Kampf zwischen Diesel und Benziner

Trotzdem erlebte der Benzinmotor damals eine kurze Blütezeit im Nutzfahrzeug. Vor 100 Jahren war der Kampf der Antriebssysteme im Straßengütertransport noch längst nicht entschieden. Der erste Dieselmotor im Lastwagen kam erst 1923. Da war die Elektrofraktion schon wieder am Ende. Zu gering war die Reichweite der Fahrzeuge. Das Anfahren am Berg jedoch müsste im Gegensatz zu den Benzinern ein Kinderspiel gewesen sein, denn der E-Motor liefert die volle Zugkraft unmittelbar mit dem Druck aufs Fahrpedal. Die Maschinenfabrik Esslingen (ME) vertrieb erfolgreich einige Drei- und Fünftonner und präsentierte um 1910 sogar einen Zehntonner, der die Kraft der Elektrizität nutzte. Dann verschwand ME auch schon wieder von der Bildfläche der Lkw-Hersteller.

Bei den Benzinern wagten die Ingenieure ebenfalls hohe Transportgewichte bei ziemlich geringen Motorleistungen. Da kamen mitunter kaum mehr als drei Pferdestärken auf eine Tonne. Bei den noch weitverbreiteten Pferdefuhrwerken mag dies angehen. Zogen doch zwei bis sechs kräftige Kaltblüter gewaltige Mengen Bier durch die Straßen. So auch im westschweizerischen Freiburg bei der Cardinal-Brauerei.
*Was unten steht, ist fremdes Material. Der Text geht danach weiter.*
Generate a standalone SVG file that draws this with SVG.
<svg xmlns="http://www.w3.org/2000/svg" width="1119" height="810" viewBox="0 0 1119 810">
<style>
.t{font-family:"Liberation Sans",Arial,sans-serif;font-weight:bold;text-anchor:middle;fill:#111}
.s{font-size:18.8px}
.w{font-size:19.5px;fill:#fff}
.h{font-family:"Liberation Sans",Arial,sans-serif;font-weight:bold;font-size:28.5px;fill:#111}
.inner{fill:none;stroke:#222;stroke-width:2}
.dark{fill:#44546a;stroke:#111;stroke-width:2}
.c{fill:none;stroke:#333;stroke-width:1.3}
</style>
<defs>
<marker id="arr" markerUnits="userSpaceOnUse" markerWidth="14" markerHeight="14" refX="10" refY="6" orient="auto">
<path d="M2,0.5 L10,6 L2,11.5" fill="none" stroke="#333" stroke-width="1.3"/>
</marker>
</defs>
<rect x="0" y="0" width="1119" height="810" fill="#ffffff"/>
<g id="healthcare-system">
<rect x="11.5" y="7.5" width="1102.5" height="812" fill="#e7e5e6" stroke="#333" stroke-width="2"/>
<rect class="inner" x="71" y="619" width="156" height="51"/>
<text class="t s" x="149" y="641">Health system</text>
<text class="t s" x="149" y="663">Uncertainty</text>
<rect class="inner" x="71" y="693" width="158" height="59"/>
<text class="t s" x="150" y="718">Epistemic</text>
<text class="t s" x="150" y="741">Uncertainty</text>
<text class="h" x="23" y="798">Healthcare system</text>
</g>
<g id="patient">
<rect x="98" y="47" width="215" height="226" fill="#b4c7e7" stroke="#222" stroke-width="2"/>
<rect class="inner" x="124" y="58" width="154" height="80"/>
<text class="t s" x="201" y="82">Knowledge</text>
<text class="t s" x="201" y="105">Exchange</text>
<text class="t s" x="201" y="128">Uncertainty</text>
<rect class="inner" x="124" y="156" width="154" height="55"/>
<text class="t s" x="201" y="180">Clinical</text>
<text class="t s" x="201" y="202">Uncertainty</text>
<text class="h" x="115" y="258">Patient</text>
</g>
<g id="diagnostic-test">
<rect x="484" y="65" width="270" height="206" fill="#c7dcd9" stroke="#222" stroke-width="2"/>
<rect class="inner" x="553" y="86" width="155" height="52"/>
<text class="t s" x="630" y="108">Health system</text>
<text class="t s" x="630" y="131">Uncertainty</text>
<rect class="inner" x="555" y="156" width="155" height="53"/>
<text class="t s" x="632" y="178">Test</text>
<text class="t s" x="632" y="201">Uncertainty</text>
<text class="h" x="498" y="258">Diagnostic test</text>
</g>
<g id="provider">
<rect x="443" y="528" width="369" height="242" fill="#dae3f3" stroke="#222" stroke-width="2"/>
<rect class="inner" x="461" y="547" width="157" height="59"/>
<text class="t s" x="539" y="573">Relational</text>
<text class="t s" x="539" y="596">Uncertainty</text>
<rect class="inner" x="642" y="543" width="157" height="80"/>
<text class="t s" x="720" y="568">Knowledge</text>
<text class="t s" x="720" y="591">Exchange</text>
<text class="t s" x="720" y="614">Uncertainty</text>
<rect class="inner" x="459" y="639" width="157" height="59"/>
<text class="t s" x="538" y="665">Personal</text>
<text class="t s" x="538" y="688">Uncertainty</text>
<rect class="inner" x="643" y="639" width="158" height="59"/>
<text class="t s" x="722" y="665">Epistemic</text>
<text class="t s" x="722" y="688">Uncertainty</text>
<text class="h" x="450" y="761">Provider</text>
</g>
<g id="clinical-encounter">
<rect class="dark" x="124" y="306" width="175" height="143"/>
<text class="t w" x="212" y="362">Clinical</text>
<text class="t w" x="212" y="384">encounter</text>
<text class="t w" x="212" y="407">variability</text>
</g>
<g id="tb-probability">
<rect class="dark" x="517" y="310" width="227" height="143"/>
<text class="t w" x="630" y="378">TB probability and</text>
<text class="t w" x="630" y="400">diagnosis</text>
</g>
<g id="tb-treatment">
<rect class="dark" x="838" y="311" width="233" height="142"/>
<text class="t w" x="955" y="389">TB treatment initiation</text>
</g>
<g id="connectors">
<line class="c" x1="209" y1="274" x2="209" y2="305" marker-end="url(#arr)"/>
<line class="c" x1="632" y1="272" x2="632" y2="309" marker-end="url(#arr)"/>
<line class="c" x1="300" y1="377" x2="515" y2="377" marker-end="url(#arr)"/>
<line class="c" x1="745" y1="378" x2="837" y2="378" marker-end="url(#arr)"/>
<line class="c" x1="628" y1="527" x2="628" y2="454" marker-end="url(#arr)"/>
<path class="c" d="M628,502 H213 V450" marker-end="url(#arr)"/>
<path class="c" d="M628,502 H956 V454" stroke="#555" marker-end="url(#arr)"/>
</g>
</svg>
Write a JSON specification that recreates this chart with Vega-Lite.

Aber 1913 bekamen die Huftiere dort Konkurrenz. Ein knallgelber Saurer Typ AC läutete das Zeitalter der modernen Getränkelogistik ein. So stark wie 30 Rösser, lautete die Angabe zur Motorleistung. Der Vierzylinder verfügte zwar über 5,3 Liter Hubraum, doch brauchte der Benziner seine Zeit, bis er sich zu rund 1.000 Touren aufschwang und dabei baute er auch nur ein sehr schwachbrüstiges Drehmoment auf. Mehr als 200 bis 300 Nm dürften es nicht gewesen sein. Überliefert ist nichts.

Um damit auch am Berg eine Chance zu haben, ließen sich die Saurer-Konstrukteure etwas ebenso Simples wie Geniales einfallen: Per Seilzug konnte der Fahrer einen Stachel unter dem Wagenboden ausklappen, der sich bergauf gegen den Boden stemmte. Beim Anfahren schliff er einfach solange mit, bis der Fahrer die komplexe Anfahrprozedur überwunden hatte. Dann zog er ihn einfach hoch.  Das funktioniert sogar nach 100 Jahren noch.